Indeed, much higher single family mortgage rates have cooled the single-family housing market considerably, but rental data for August, September and October is also indicating that the Fed’s actions are creating weakness in apartment rental demand as well.

We focus on the direct investments in Midwest multifamily real estate, and Piping Rock has investments in the Cincinnati MSA. Accordingly, the market in Cincinnati is of particular relevance to us. As the below data shows, rental demand in Cincinnati was extremely robust from September 2021 to September 2022. While we are still seeing relatively strong rent growth in this market, demand did in fact cool from August 2022 to September 2022 as the Federal Reserve rate hikes took effect:

Nationally, October data from Real Page shows that apartment rent cuts in October were the third deepest since the global financial crisis in 2010:

Now, 2022 year end data is out, and this data confirmed that apartment rents dropped nationally for the third consecutive month. In addition, the data shows that rent declines in November continued the October trend with the largest decline since 2010. The only two months that posted larger declines were April and May of 2020, during the onset of the COVID pandemic.

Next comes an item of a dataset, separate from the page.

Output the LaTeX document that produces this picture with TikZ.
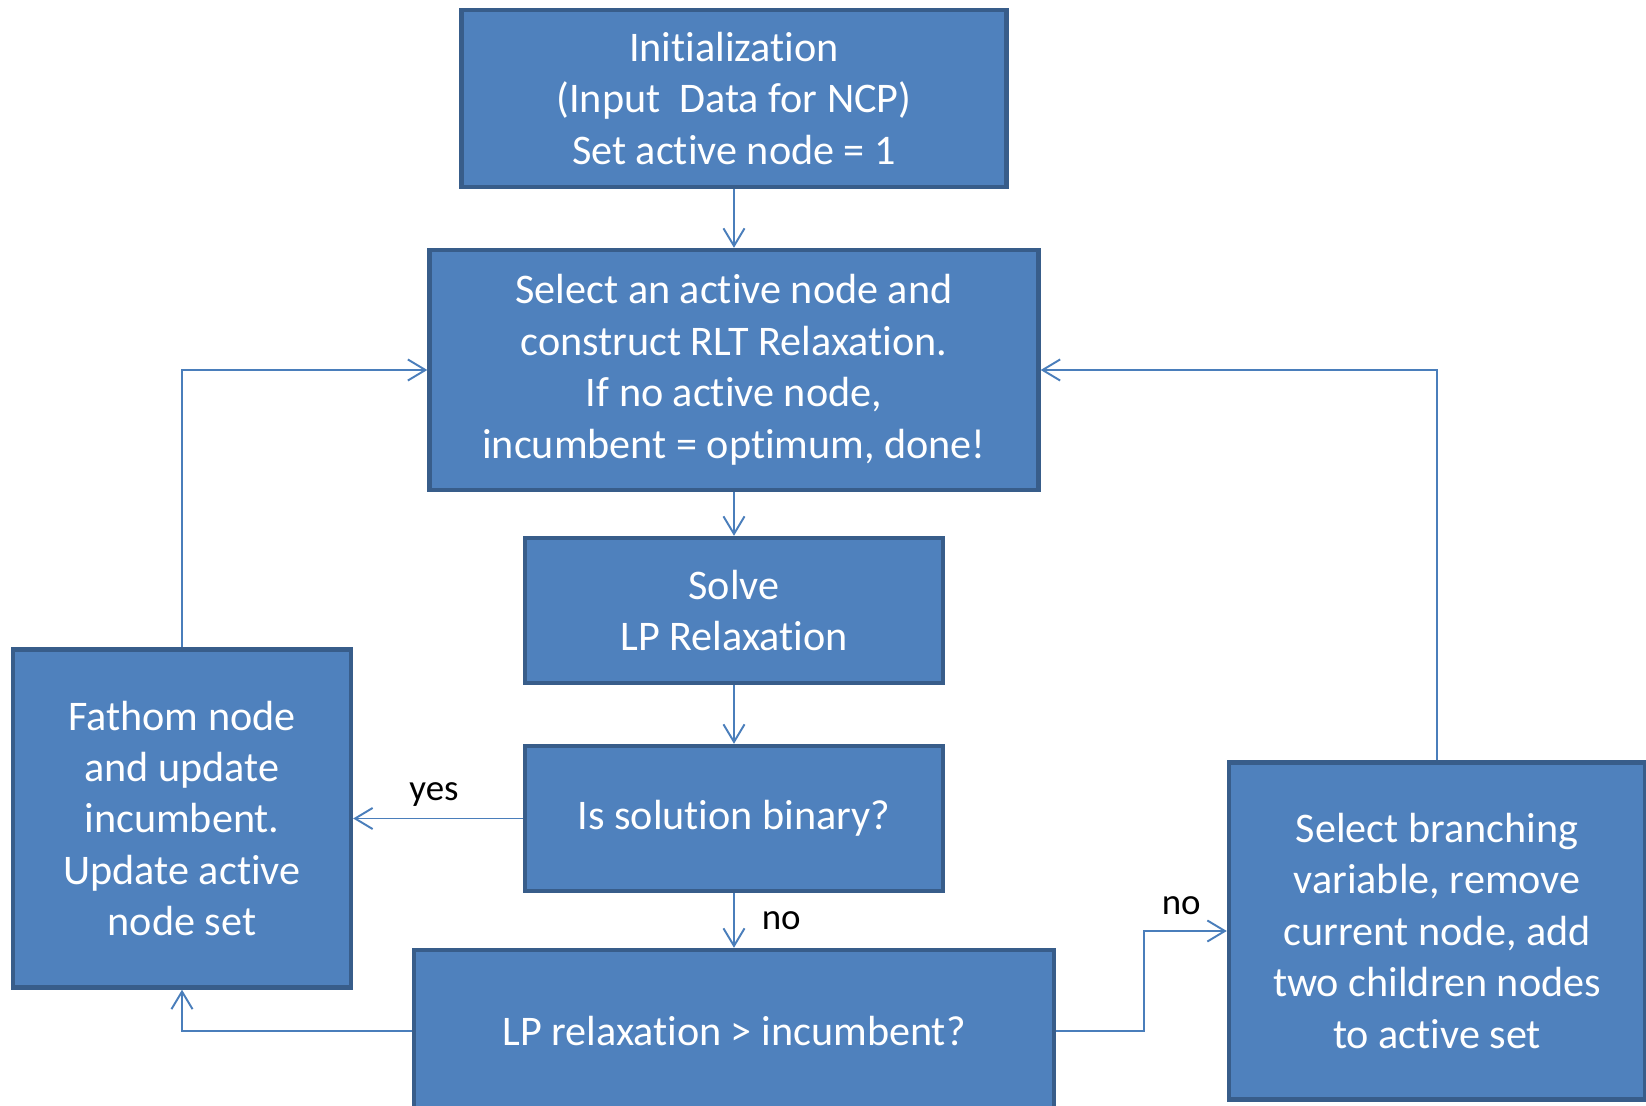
\documentclass[tikz,border=0pt]{standalone}
\usepackage{fontspec}
\setmainfont{Carlito}[Ligatures=NoCommon]
\usetikzlibrary{arrows.meta}
\definecolor{boxfill}{HTML}{4F81BD}
\definecolor{boxline}{HTML}{385D8A}
\definecolor{arrline}{HTML}{4A7EBB}
\tikzset{box/.style={rectangle,draw=boxline,fill=boxfill,line width=2.5pt,text=white,align=center,inner sep=0pt,font=\fontsize{24}{29.3}\selectfont},
  arr/.style={draw=arrline,line width=1.1pt,-{Straight Barb[length=10pt,width=12pt]}},
  lbl/.style={font=\fontsize{21}{25}\selectfont,text=black}}

\begin{document}
\begin{tikzpicture}
      \useasboundingbox (0,0) rectangle (32.92,22.12);
      \clip (0,0) rectangle (32.92,22.12);

      \node[box,minimum width=10.9cm,minimum height=3.54cm] (Init) at (14.68,20.15) {Initialization\\(Input\ \ Data for NCP)\\Set active node = 1};
      \node[box,minimum width=12.18cm,minimum height=4.8cm] (Sel) at (14.68,14.72) {Select an active node and\\construct RLT Relaxation.\\If no active node,\\incumbent = optimum, done!};
      \node[box,minimum width=8.36cm,minimum height=2.9cm] (Solve) at (14.68,9.91) {Solve\\LP Relaxation};
      \node[box,minimum width=8.36cm,minimum height=2.9cm] (Bin) at (14.68,5.75) {Is solution binary?};
      \node[box,minimum width=12.8cm,minimum height=3.24cm] (LP) at (14.68,1.5) {LP relaxation \textgreater{} incumbent?};
      \node[box,minimum width=6.76cm,minimum height=6.76cm] (Fath) at (3.64,5.75) {Fathom node\\and update\\incumbent.\\Update active\\node set};
      \node[box,minimum width=8.32cm,minimum height=6.74cm] (Branch) at (28.74,3.5) {Select branching\\variable, remove\\current node, add\\two children nodes\\to active set};

      \draw[arr] (Init) -- (Sel);
      \draw[arr] (Sel) -- (Solve);
      \draw[arr] (Solve) -- (Bin);
      \draw[arr] (Bin) -- node[lbl,right,xshift=0.42cm] {no} (LP);
      \draw[arr] (Bin) -- node[lbl,above,xshift=-0.08cm,yshift=0.1cm] {yes} (Fath);
      \draw[arr] (LP) -| (Fath);
      \draw[arr] (Fath) |- (Sel);
      \draw[arr] (Branch) |- (Sel);
      \draw[arr] (LP.east) -- ++(1.75,0) |- node[lbl,above,pos=0.75,xshift=-0.08cm,yshift=0.18cm] {no} (Branch);
    \end{tikzpicture}
\end{document}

There is an existential shortage of rental housing in the U.S., so the Fed’s interest rate increases will not cause the bottom to fall out of this market. However, the Fed’s actions are clearly not creating the demand that some non-data driven investment sponsors are claiming. Private real estate is inherently cyclical, and understanding the cycles and the associated risk is critical for successful investing. We love the cycles because they always create opportunities, but it’s important to always keep fundamentals in mind. This starts with the ability to distinguish true drivers of demand.